[Records with drawing code]
--- Begin ---
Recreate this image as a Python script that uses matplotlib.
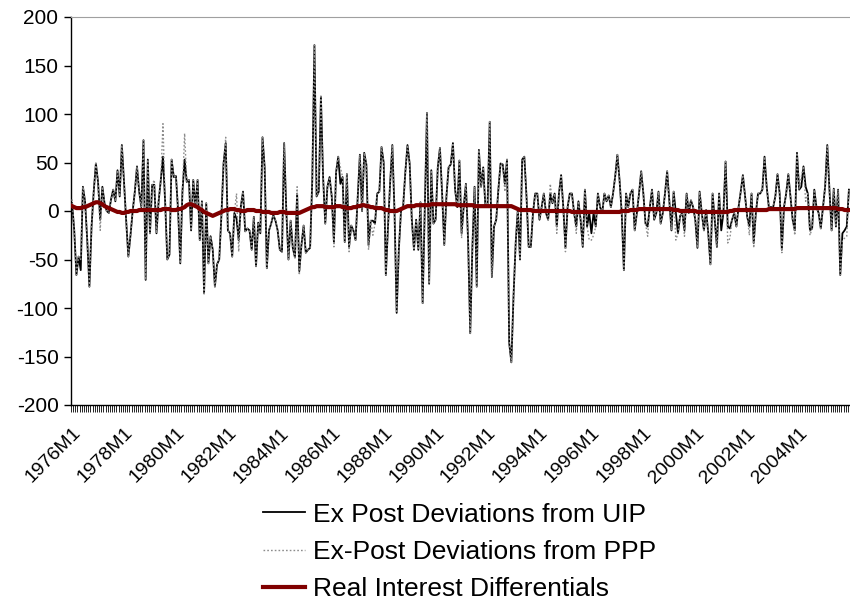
import matplotlib
matplotlib.use("Agg")
import matplotlib.pyplot as plt
from matplotlib.ticker import FixedLocator, MultipleLocator

plt.rcParams['font.family'] = ['Liberation Sans', 'DejaVu Sans']
plt.rcParams['axes.unicode_minus'] = False

# Monthly observations 1976M1 .. 2005M12
years = list(range(1976, 2006))
months = [f"{y}M{m}" for y in years for m in range(1, 13)]
tick_labels = [f"{y}M1" for y in range(1976, 2005, 2)]

uip = [
    8, -20, -66, -47, -61, 25, 10, -30, -78, -16, 20, 49,
    30, -9, 25, 8, 0, -2, 12, 22, 10, 42, 15, 68,
    30, -10, -47, -25, 0, 20, 46, 20, 4, 73, -71, 53,
    -23, 27, 27, -23, 10, 32, 56, 10, -50, -45, 53, 35,
    36, 0, -54, 20, 53, 30, 32, -20, 32, 5, 32, -30,
    10, -85, 8, -54, -26, -40, -78, -55, -50, -5, 49, 70,
    -20, -23, -47, -2, -8, -30, 5, 20, -21, -18, -20, -40,
    -6, -57, -12, -23, 76, 45, -59, -20, -13, -4, -10, -20,
    -40, -42, 70, 0, -50, -10, -38, -48, 18, -62, -35, -15,
    -43, -40, -38, 32, 171, 15, 20, 118, 35, -13, 25, 35,
    15, -32, 40, 56, 28, 35, -32, 38, -37, -15, -20, -30,
    15, 58, 0, 60, 48, -35, -10, -10, -13, 18, 20, 66,
    50, -66, -16, 30, 68, 0, -105, -40, 0, 5, 40, 68,
    49, -9, -40, -9, -40, 9, -95, 1, 101, -75, 42, -13,
    -9, 45, 65, 18, -35, 15, 45, 48, 70, 22, 4, 52,
    -23, 5, 28, -30, -126, -37, 25, -78, 63, 25, 45, 5,
    5, 92, -68, -16, -9, 22, 49, 48, 28, 53, -136, -156,
    -88, -33, 2, -50, 53, 56, 15, -37, -37, -2, 18, 18,
    -9, 4, 18, -2, -9, 18, 8, 18, -16, 18, 37, 4,
    -38, 4, 18, 18, -2, -16, 10, -9, -37, 22, -16, -2,
    -23, -2, -16, 18, 4, -2, 18, 10, 16, 4, 18, 36,
    58, 32, -2, -61, 18, 4, 18, 22, -20, -2, 18, 41,
    18, -13, -16, 4, 22, -9, -2, 20, -13, -2, 18, 41,
    11, -20, 20, -2, -23, -5, -2, -20, 18, -2, 11, 4,
    -9, -38, 20, -2, -20, 1, -23, -55, 18, -9, -37, 18,
    -20, -2, 51, -16, -18, -9, -2, -16, 4, 20, 37, 15,
    -6, -16, 18, -33, -2, 18, 18, 22, 56, 25, 4, 4,
    4, 15, 38, 18, -40, 4, 18, 38, 15, -9, -20, 60,
    22, 25, 46, 25, 18, -20, -18, 22, 4, -2, -18, 4,
    25, 68, 22, -20, 23, -16, 22, -66, -23, -20, -16, 22,
]

ppp = [
    12, -20, -66, -47, -50, 25, 10, -30, -78, -16, 20, 49,
    30, -20, 25, 8, 0, -2, 12, 22, 10, 42, 15, 68,
    30, -10, -47, -25, 0, 20, 46, 20, 4, 73, -71, 53,
    -23, 27, 32, -23, 10, 32, 90, 10, -50, -45, 53, 35,
    36, 0, -54, 20, 80, 30, 32, -20, 32, 5, 32, -30,
    10, -85, 8, -54, -26, -40, -78, -55, -50, -5, 49, 76,
    -20, -23, -47, -2, 18, -42, 5, 20, -21, -18, -20, -40,
    -6, -57, -12, -23, 76, 45, -59, -20, -13, -4, -10, -20,
    -40, -42, 70, 0, -50, -10, -38, -48, 25, -66, -35, -15,
    -43, -40, -38, 32, 171, 15, 20, 118, 35, -13, 25, 35,
    15, -37, 40, 56, 45, 35, -32, 38, -42, -15, -20, -30,
    15, 58, 0, 60, 48, -40, -10, -25, -13, 18, 20, 66,
    50, -66, -16, 30, 68, 0, -105, -40, 0, 5, 40, 68,
    49, -14, -40, -9, -40, 9, -95, 1, 101, -75, 42, -13,
    -9, 45, 65, 18, -35, 15, 45, 48, 70, 22, 4, 52,
    -28, 5, 28, -30, -126, -37, 25, -78, 63, 25, 45, 5,
    5, 92, -68, -16, -9, 22, 49, 48, 20, 53, -136, -156,
    -88, -33, 2, -50, 53, 56, 15, -37, -37, -2, 18, 18,
    -9, 4, 18, -2, -9, 28, 8, 18, -23, 18, 37, 4,
    -42, 4, 18, 18, -2, -23, 10, -9, -37, 22, -16, -30,
    -30, -25, -16, 18, 4, -2, 18, 10, 16, 4, 18, 36,
    58, 32, -2, -61, 18, 4, 18, 22, -20, -2, 18, 41,
    18, -13, -26, 4, 22, -9, -2, 20, -13, -2, 18, 41,
    11, -20, 20, -30, -23, -5, -2, -26, 18, -2, 11, 4,
    -9, -38, 20, -2, -20, 1, -23, -55, 18, -9, -37, 18,
    -9, -2, 51, -33, -28, -9, -2, -16, 4, 20, 37, 15,
    -6, -25, 18, -38, -2, 18, 18, 22, 56, 25, 4, 4,
    4, 15, 38, 18, -43, 4, 18, 38, 15, -9, -25, 60,
    22, 35, 46, 10, 18, -25, -18, 22, 4, -2, -18, 4,
    25, 68, 22, -20, 23, -16, 22, -66, -30, -28, -26, 22,
]

rid = [
    5, 4, 3, 3, 3, 4, 4, 5, 6, 7, 8, 9,
    9, 8, 7, 5, 4, 3, 2, 1, 0, -1, -1, -2,
    -2, -1, -1, 0, 0, 0, 0, 1, 1, 1, 1, 1,
    1, 1, 1, 1, 1, 1, 2, 2, 2, 2, 1, 1,
    1, 2, 2, 3, 4, 6, 7, 7, 6, 5, 4, 2,
    1, -1, -2, -3, -4, -5, -4, -3, -2, -1, 0, 1,
    1, 2, 2, 2, 1, 1, 0, 0, 0, 1, 1, 1,
    1, 0, 0, 0, -1, -1, -1, -1, -2, -2, -2, -2,
    -1, -1, -1, -2, -2, -2, -2, -2, -2, -2, -1, 0,
    1, 2, 3, 4, 4, 5, 5, 5, 5, 4, 4, 4,
    4, 4, 5, 5, 5, 4, 4, 3, 3, 3, 4, 4,
    5, 5, 6, 6, 5, 5, 4, 4, 3, 3, 3, 3,
    2, 1, 1, 0, 0, 0, 0, 1, 2, 3, 4, 5,
    5, 5, 5, 6, 6, 6, 6, 6, 6, 6, 7, 7,
    7, 7, 7, 7, 7, 7, 7, 7, 7, 7, 6, 6,
    6, 6, 6, 6, 6, 6, 5, 5, 5, 5, 5, 5,
    5, 5, 5, 5, 5, 5, 5, 5, 5, 5, 5, 5,
    4, 3, 2, 1, 1, 1, 1, 1, 1, 0, 0, 0,
    0, 0, 0, 0, 0, 0, 0, 0, 0, 0, 0, 0,
    0, 0, 0, -1, -1, -1, -1, -1, -1, -1, -1, -1,
    -1, -1, -1, -1, -1, -1, -1, -1, -1, -1, -1, -1,
    -1, -1, 0, 0, 0, 0, 1, 1, 1, 1, 2, 2,
    2, 2, 2, 2, 2, 2, 2, 2, 2, 2, 2, 2,
    2, 2, 1, 1, 1, 0, 0, 0, 0, 0, 0, 0,
    0, -1, -1, -1, -1, -1, -1, -1, -1, -1, -1, -1,
    -1, -1, -1, -1, 0, 0, 1, 1, 1, 1, 1, 1,
    1, 1, 1, 1, 1, 1, 1, 1, 1, 1, 2, 2,
    2, 2, 2, 2, 2, 2, 2, 2, 2, 2, 2, 3,
    3, 3, 3, 3, 3, 3, 3, 3, 3, 3, 3, 3,
    3, 3, 3, 3, 3, 3, 2, 2, 2, 1, 1, 1,
]

x = list(range(len(months)))

fig = plt.figure(figsize=(8.5, 6.11), dpi=100)
ax = fig.add_axes([71/850, 1 - 405/611, 779/850, 388/611])

l1, = ax.plot(x, uip, color='black', lw=1.3, solid_joinstyle='round', zorder=3,
              label='Ex Post Deviations from UIP')
l2, = ax.plot(x, ppp, color='#8c8c8c', lw=1.0, ls=(0, (1.2, 1.5)), zorder=4,
              label='Ex-Post Deviations from PPP')
l3, = ax.plot(x, rid, color='#800000', lw=3.0, zorder=5,
              label='Real Interest Differentials')

ax.set_xlim(-0.5, len(months) - 0.5)
ax.set_ylim(-200, 200)
ax.yaxis.set_major_locator(MultipleLocator(50))
ax.tick_params(axis='y', direction='out', length=5, width=1, labelsize=15, pad=4)

tick_pos = [months.index(t) for t in tick_labels]
ax.set_xticks(tick_pos)
ax.set_xticklabels(tick_labels, rotation=45, ha='right', rotation_mode='anchor',
                   fontsize=14)
ax.tick_params(axis='x', which='major', length=0, pad=14)
ax.xaxis.set_minor_locator(FixedLocator([i - 0.5 for i in range(len(months) + 1)]))
ax.tick_params(axis='x', which='minor', direction='out', length=5, width=0.6)

for s in ['left', 'bottom']:
    ax.spines[s].set_color('black')
    ax.spines[s].set_linewidth(1.0)
ax.spines['top'].set_color('#a0a0a0')
ax.spines['right'].set_visible(False)

fig.legend(handles=[l1, l2, l3], loc='upper center', bbox_to_anchor=(0.541, 0.199),
           frameon=False, fontsize=19, handlelength=1.6, handletextpad=0.3,
           labelspacing=0.5, borderpad=0)

fig.savefig('out.png', dpi=100)
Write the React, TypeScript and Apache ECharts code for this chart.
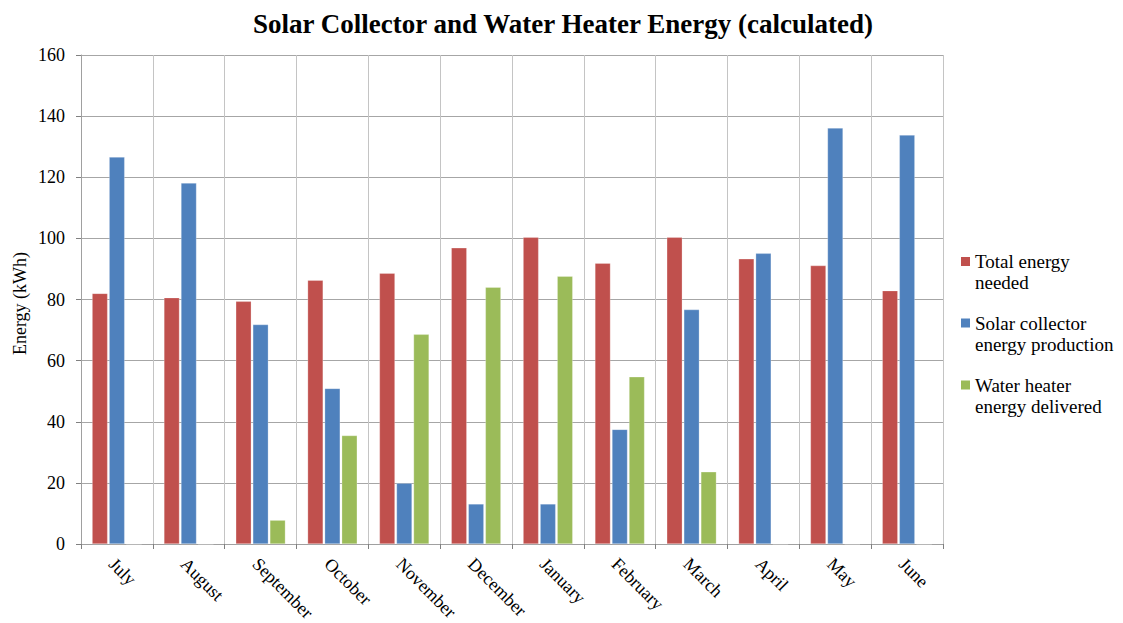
--- End ---
■ What is asked ■
Print, exactly as written, the lines above from the first one to the one containing "plt.rcParams['axes.unicode_minus'] = False". Leave out pictures.

■ Task output ■
Recreate this image as a Python script that uses matplotlib.
import matplotlib
matplotlib.use("Agg")
import matplotlib.pyplot as plt
from matplotlib.ticker import FixedLocator, MultipleLocator

plt.rcParams['font.family'] = ['Liberation Sans', 'DejaVu Sans']
plt.rcParams['axes.unicode_minus'] = False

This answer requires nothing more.